Marriage Is Where I’m Finally Learning Who I Am
Sometimes I ask myself who I even was before marriage. I was just a quiet, obedient girl who did what she was told. I went to church, followed rules and allowed decisions about my life to be made for me.
In a strange way, marriage is where I’ve started discovering myself. Every day I’m learning what I like and what I don’t like. I’m learning what I’m willing to accept and what I’m not. I’m learning how I want to be treated.
So in that sense, marriage has given me a little more sense of identity.

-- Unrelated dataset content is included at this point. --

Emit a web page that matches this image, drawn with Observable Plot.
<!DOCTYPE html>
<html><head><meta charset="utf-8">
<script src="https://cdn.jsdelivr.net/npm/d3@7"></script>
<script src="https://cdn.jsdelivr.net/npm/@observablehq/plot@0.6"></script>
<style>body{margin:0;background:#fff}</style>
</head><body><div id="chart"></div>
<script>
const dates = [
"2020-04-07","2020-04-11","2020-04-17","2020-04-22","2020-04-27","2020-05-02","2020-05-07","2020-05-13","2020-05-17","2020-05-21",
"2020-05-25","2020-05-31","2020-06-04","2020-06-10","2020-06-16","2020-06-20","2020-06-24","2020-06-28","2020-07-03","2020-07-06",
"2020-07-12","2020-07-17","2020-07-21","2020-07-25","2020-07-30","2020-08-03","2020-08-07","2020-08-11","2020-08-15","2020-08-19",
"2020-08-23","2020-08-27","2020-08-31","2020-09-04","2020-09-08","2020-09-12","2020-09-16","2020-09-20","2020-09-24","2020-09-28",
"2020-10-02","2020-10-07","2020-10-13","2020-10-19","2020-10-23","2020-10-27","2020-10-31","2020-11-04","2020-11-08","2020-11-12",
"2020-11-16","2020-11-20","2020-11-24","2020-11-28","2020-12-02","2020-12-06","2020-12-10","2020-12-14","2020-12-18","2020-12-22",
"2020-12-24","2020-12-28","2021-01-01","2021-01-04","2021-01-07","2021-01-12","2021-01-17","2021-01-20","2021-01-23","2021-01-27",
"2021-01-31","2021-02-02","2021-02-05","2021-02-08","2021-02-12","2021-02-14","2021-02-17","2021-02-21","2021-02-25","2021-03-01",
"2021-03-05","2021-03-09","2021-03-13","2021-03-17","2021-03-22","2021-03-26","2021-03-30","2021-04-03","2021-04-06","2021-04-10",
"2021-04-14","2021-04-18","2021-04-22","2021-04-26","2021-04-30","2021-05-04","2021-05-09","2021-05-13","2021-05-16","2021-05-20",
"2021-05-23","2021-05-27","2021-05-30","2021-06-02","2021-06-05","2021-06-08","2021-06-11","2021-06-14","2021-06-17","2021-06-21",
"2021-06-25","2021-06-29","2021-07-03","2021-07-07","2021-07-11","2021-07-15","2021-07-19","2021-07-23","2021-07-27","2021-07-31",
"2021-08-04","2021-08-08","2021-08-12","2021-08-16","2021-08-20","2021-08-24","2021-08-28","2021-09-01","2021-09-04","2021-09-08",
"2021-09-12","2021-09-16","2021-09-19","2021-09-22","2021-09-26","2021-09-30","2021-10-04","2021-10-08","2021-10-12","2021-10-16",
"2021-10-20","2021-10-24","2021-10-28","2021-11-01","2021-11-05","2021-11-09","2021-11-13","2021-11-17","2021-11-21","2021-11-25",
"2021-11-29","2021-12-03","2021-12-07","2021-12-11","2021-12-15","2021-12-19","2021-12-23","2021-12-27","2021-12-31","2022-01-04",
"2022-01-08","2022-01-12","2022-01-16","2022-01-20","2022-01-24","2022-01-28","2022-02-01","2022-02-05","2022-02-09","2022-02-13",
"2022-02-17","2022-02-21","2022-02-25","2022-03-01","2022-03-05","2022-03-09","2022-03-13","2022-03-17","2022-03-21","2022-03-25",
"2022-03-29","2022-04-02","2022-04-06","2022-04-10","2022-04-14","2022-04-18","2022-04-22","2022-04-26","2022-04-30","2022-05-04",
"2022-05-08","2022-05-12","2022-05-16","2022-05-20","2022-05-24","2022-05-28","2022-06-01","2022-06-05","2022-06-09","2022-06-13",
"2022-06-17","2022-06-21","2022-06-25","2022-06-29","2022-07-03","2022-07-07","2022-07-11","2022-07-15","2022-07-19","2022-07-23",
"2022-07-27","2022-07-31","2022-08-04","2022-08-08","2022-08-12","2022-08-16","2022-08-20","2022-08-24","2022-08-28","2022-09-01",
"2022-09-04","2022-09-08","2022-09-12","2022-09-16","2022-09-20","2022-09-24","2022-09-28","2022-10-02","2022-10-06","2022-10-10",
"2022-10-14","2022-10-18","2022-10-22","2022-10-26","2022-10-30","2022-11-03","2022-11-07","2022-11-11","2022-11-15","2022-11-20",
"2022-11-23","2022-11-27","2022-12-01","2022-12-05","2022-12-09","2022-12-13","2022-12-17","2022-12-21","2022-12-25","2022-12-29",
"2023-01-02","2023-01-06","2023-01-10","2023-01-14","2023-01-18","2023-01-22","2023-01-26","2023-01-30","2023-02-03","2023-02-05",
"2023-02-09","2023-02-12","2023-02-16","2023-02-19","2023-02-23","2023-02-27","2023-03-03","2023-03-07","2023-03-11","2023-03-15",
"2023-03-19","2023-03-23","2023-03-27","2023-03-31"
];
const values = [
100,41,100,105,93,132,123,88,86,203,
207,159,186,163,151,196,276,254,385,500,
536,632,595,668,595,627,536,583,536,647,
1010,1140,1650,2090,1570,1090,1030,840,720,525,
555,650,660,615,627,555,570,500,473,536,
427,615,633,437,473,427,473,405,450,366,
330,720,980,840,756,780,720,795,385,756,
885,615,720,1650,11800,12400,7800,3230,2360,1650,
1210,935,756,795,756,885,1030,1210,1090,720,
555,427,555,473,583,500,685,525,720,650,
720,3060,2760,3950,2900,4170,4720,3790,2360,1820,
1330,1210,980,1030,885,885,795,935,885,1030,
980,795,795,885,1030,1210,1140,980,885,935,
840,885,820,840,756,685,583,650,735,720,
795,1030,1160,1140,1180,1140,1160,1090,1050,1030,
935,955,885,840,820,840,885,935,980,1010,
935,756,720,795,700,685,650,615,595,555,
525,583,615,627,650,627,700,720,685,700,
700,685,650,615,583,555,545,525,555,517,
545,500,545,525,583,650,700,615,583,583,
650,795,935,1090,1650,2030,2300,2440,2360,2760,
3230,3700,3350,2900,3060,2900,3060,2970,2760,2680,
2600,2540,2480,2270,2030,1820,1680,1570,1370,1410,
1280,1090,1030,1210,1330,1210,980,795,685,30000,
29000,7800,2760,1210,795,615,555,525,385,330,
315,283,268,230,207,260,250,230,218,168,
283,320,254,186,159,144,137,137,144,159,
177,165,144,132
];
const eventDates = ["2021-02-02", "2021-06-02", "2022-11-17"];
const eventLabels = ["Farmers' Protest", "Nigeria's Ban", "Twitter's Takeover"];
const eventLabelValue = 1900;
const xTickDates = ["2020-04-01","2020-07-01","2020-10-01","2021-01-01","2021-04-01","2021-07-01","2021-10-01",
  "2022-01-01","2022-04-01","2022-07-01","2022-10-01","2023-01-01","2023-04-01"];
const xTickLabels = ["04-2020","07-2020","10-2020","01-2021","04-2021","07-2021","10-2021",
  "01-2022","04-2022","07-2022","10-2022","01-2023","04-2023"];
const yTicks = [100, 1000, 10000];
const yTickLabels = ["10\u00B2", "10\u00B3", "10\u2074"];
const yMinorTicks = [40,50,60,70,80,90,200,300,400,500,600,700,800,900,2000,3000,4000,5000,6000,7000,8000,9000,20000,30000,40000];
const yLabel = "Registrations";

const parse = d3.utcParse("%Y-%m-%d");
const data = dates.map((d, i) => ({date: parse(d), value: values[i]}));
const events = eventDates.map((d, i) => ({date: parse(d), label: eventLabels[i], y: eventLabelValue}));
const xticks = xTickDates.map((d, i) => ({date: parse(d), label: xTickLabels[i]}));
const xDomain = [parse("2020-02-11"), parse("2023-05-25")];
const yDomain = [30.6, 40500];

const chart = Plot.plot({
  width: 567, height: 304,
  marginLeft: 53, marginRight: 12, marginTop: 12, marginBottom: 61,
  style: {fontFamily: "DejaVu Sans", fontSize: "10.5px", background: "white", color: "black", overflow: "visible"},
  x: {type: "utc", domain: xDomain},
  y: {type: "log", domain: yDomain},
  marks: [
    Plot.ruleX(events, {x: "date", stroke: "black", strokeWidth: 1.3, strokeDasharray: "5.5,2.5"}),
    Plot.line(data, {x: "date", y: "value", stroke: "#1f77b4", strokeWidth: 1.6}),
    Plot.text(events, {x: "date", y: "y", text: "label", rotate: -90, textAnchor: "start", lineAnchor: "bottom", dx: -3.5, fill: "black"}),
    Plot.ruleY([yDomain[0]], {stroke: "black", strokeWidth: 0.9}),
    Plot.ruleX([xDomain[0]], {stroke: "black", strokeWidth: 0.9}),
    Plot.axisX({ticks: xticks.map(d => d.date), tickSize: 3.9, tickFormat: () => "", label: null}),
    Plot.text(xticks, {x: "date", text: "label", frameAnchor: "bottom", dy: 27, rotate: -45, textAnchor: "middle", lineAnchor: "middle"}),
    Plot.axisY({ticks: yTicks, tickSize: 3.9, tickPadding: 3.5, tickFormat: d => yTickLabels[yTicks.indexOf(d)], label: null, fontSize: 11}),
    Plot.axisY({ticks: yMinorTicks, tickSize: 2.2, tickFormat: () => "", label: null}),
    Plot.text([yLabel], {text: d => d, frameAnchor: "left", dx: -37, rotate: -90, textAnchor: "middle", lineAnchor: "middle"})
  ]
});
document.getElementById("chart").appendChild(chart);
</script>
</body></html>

But it also makes me curious about something: what would marriage look like if this version of me had chosen her own partner?
If I Could Go Back, I Would Be More Rebellious
If I could give my younger self advice, I would tell her to be more rebellious. I would tell her to fight for what she believes in and stop letting others make decisions about her life.
The truth is, I’m in this situation because I allowed that to happen. Now that I’ve started putting my foot down, I can see how much it has helped me. Sometimes I wonder what my life would have looked like if I had been this version of myself before getting married.
Maybe I wouldn’t even be married at all. One thing I know for sure is that I would take my time. I would enjoy my freedom more before stepping into something as permanent as marriage.
Because even when you marry someone you love, marriage can still feel like a prison if you’re not careful. You have to fight constantly to make sure you don’t end up trapped in a box someone else built for you.
*Names have been changed to protect the identity of the subjects.